Set up ‘Citizens Who Can Pay’ database
Dear Editor,
Social welfare was originally designed by governments within various countries to provide some form of financial assistance or bridge to the less fortunate citizens, in order to allow them to be able to have access to fundamental and essential services such as health care and education.
However, unscrupulous wealthy and bourgeois persons — such as those in Jamaica — have been bombarding these social welfares for decades, in an effort to satisfy their insatiable appetite of stocking up their wealth at the expense of the poor and vulnerable. This simultaneously defeats the true purpose of those social welfare programmes, which is to locate and assist the poor and vulnerable of society; since those who can more than afford to pay are continually taking up the limited space available for the less fortunate.

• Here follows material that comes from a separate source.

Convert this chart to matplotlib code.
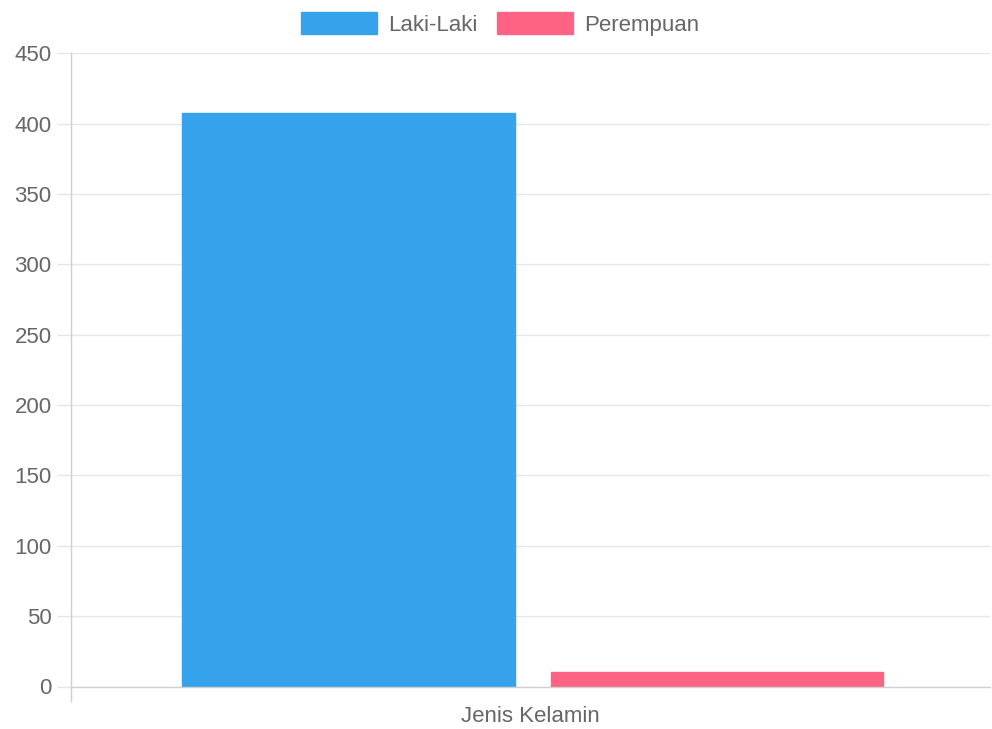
import matplotlib.pyplot as plt
from matplotlib.patches import Patch

# data
categories = ['Jenis Kelamin']
series_names = ['Laki-Laki', 'Perempuan']
laki_laki = [408]
perempuan = [10]
series_colors = ['#36A2EB', '#FF6384']

plt.rcParams['font.family'] = ['Liberation Sans', 'DejaVu Sans']

fig = plt.figure(figsize=(9.92, 7.29), dpi=100)
ax = fig.add_axes([71/992, 1-686.5/729, (990-71)/992, (686.5-53.5)/729])

xx = list(range(len(categories)))
width = 0.362
for offset, vals, color in zip([-0.198, 0.203], [laki_laki, perempuan], series_colors):
	ax.bar([x + offset for x in xx], vals, width=width, color=color, edgecolor=color, linewidth=1)

ax.set_xlim(-0.5, len(categories) - 0.5)
ax.set_ylim(0, 450)
ax.set_yticks(range(0, 451, 50))
ax.grid(axis='y', color='#e6e6e6', linewidth=1)
ax.set_axisbelow(True)

for side in ['top', 'right']:
	ax.spines[side].set_visible(False)
for side in ['left', 'bottom']:
	ax.spines[side].set_color('#d0d0d0')
	ax.spines[side].set_linewidth(1)

ax.set_xticks(xx)
ax.set_xticklabels(categories)
ax.set_xticks([-0.5], minor=True)
ax.tick_params(axis='x', which='major', length=0, pad=14, labelsize=16, labelcolor='#666666')
ax.tick_params(axis='x', which='minor', length=11, color='#d0d0d0', width=1)
ax.tick_params(axis='y', length=10, color='#e6e6e6', width=1, pad=4, labelsize=16, labelcolor='#666666')

handles = [Patch(facecolor=c, edgecolor=c) for c in series_colors]
fig.legend(handles, series_names, loc='center', bbox_to_anchor=(500/992, 1-24/729), ncol=2,
	frameon=False, fontsize=16, labelcolor='#666666', handlelength=3.4, handleheight=1.1,
	handletextpad=0.5, columnspacing=0.9, borderaxespad=0)

fig.savefig('out.png', dpi=100)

After reading someone’s Facebook post on “user fee”, a thought suddenly came to my head about how we can alleviate the problem of this Government not being able to pay for the free health care and tuition fee for the less fortunate. Since every citizen in Jamaica has a national ID/passport/driver’s licence and a Taxpayer Registration Number (TRN), then the Government should enact a law to facilitate the creation of a ‘Citizens Who Can or Cannot Pay (CWCCP)’ database to collect and securely store wealth information on every citizen in Jamaica.
The enactment of the CWCCP Act would make it mandatory for ALL financial institutions and the Tax Administration Department to provide an automatic computer generated label on every citizen via his/her TRN AND Government ID to the CWCCP database — which would be managed by an external entity called the CWCCP Authority. The label of the citizens’ wealth or lack of wealth to the database would be in the form of ‘Can Pay’ or ‘Cannot Pay’. This kind of labelling is extremely important in order to prevent financial institutions from having to provide the CWCCP database with dollar figure information on account holders. Financial institutions’ role in the CWCCP Act would be to keep track of the affordability of citizens who are not paying taxes, while the Tax Administration Department’s role would be to keep track of the affordability of citizens who are paying business and employee taxes.
Now, as soon as the CWCCP Act and Authority have been established, and all the relevant information on citizens collected and stored in the database, then the system would function as follows:
(1) Every citizen is required to take his/her TRN and Government ID with him/her when attending school, hospital, etc to do business. Those who forget or refuse to bring the required documents would be denied access to the social welfare benefits, and thus required to pay upfront.
(2) The staff of the institution attending to that citizen will ask for the citizen’s required documents, and enter the TRN into the CWCCP shared database, after examining the Government ID to ensure that the person presenting the ID is in fact the person on that ID.
(3) Based on the label — Can Pay or Cannot Pay –that is displaced on the CWCCP database for that citizen after his/her TRN is entered, then that citizen would be made to either pay or enjoy the social welfare benefits for the service he/she seeks. If the citizen requiring the service is a minor, then the parents or guardian for the minor would have to provide their TRN AND Government ID instead.
With all the above said, this CWCCP database can also play a significant role in getting every qualified citizen to be a part of the tax net by aggressively going after and penalising those citizens who have a ‘Can Pay’ label in the CWCCP database but are not found paying their taxes on the Tax Administration Department system.
I am confident that if my proposed system is given some thought and implemented, we will be able to put a serious and effective dent in the decade-long issues of tax compliance and social welfare abuse.